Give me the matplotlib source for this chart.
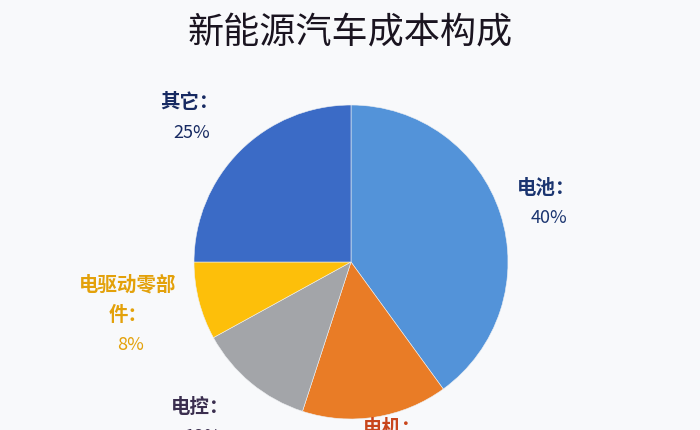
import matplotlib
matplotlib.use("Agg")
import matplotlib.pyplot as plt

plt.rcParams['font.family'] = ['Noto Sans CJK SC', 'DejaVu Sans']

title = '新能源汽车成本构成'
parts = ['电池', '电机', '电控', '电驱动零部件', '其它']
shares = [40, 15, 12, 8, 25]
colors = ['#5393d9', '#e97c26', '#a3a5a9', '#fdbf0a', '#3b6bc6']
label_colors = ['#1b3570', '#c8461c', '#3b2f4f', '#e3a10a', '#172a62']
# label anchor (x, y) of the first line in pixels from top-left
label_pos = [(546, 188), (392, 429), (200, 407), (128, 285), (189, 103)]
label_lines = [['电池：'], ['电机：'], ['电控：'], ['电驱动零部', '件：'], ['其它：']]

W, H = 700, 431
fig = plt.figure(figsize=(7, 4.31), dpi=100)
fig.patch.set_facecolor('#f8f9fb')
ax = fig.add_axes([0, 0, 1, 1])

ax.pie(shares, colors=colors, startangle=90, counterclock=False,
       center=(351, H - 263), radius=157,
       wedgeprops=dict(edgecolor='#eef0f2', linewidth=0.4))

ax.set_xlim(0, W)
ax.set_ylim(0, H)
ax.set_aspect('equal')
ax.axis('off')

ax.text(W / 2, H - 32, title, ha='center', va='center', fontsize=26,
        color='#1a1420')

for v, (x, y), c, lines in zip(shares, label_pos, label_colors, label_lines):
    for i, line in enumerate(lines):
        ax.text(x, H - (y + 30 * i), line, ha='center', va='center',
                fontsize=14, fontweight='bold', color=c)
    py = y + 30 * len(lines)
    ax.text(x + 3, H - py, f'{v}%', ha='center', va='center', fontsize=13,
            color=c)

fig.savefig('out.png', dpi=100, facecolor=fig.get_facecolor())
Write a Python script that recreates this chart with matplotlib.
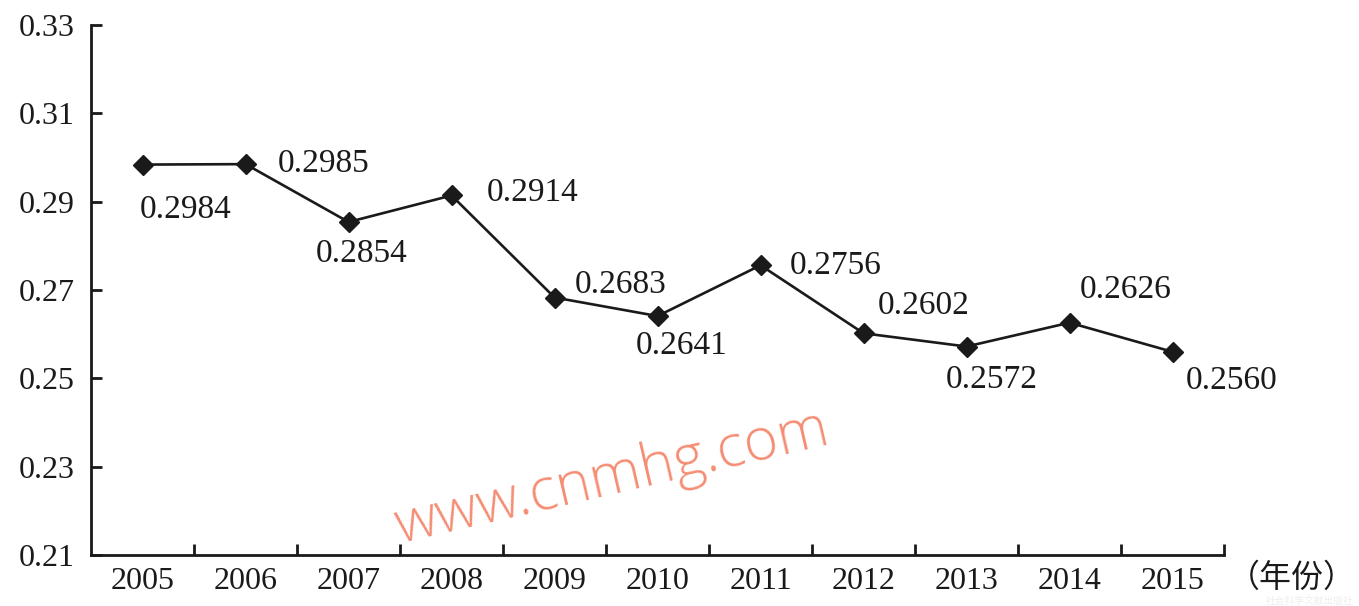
+ + + + + + +
OBJECTIVE: Your copy should hold every record word for word and none of the pictures.

THE RESPONSE:
Give me the matplotlib source for this chart.
import matplotlib
matplotlib.use("Agg")
import matplotlib.pyplot as plt

plt.rcParams['font.family'] = ['Noto Sans CJK SC', 'DejaVu Sans']

title = '新能源汽车成本构成'
parts = ['电池', '电机', '电控', '电驱动零部件', '其它']
shares = [40, 15, 12, 8, 25]
colors = ['#5393d9', '#e97c26', '#a3a5a9', '#fdbf0a', '#3b6bc6']
label_colors = ['#1b3570', '#c8461c', '#3b2f4f', '#e3a10a', '#172a62']
# label anchor (x, y) of the first line in pixels from top-left
label_pos = [(546, 188), (392, 429), (200, 407), (128, 285), (189, 103)]
label_lines = [['电池：'], ['电机：'], ['电控：'], ['电驱动零部', '件：'], ['其它：']]

W, H = 700, 431
fig = plt.figure(figsize=(7, 4.31), dpi=100)
fig.patch.set_facecolor('#f8f9fb')
ax = fig.add_axes([0, 0, 1, 1])

ax.pie(shares, colors=colors, startangle=90, counterclock=False,
       center=(351, H - 263), radius=157,
       wedgeprops=dict(edgecolor='#eef0f2', linewidth=0.4))

ax.set_xlim(0, W)
ax.set_ylim(0, H)
ax.set_aspect('equal')
ax.axis('off')

ax.text(W / 2, H - 32, title, ha='center', va='center', fontsize=26,
        color='#1a1420')

for v, (x, y), c, lines in zip(shares, label_pos, label_colors, label_lines):
    for i, line in enumerate(lines):
        ax.text(x, H - (y + 30 * i), line, ha='center', va='center',
                fontsize=14, fontweight='bold', color=c)
    py = y + 30 * len(lines)
    ax.text(x + 3, H - py, f'{v}%', ha='center', va='center', fontsize=13,
            color=c)

fig.savefig('out.png', dpi=100, facecolor=fig.get_facecolor())
Write a Python script that recreates this chart with matplotlib.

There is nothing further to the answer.